The motif of blood allows Kochan to explore Eroticizing Death and Violence: Blood is part of nearly all Kochan’s sexual fantasies from an early age, signifying his profoundly ambivalent relationship with his own sexuality and his sense of sexual desire as transgressive and dangerous. Blood shapes his internal concepts of sexuality and attraction. While Kochan is having extended dream sequences of blood and gore, his body is suffering from anemia, implying a connection between his literal bloodlust and his own unpredictable health. Blood fascinates him on all levels, not just sexual; the anemic woman on the train draws his attention, as her unhealthy blood interests him enough to cause him to think he is attracted to her. Even at the novel’s end, he envisions the violent death of a handsome young man, emphasizing the beauty of the blood in his imagination.
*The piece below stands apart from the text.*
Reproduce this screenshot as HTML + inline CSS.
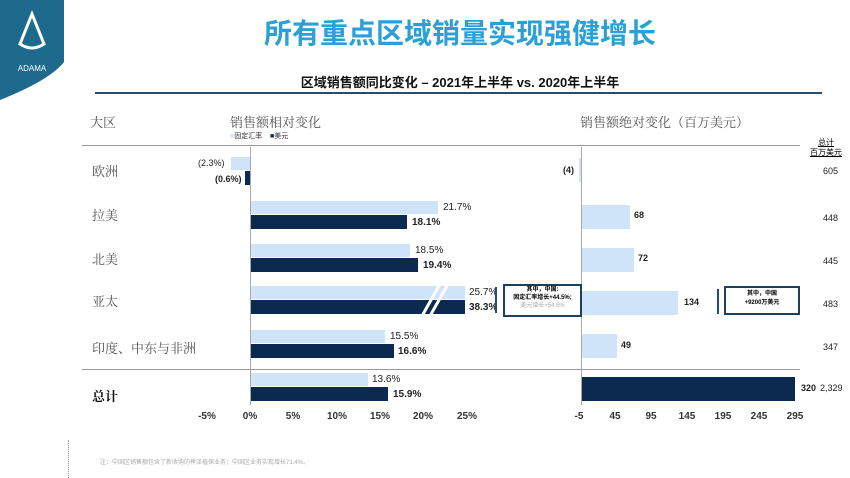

Kochan’s obsession with blood and bleeding shows not just his lurid interest in death, but his inability to regulate or understand his sexuality. He cannot envision a healthy sexual relationship with a man and instead conjures up possessive, deadly ones, where blood and death are byproducts of his fascination. His struggle to include his emotions in his relationships with men leaves him with nothing to center them on except the body, and with his own body unpredictable and unhealthy, he fantasizes of bodies he can control, even to the death.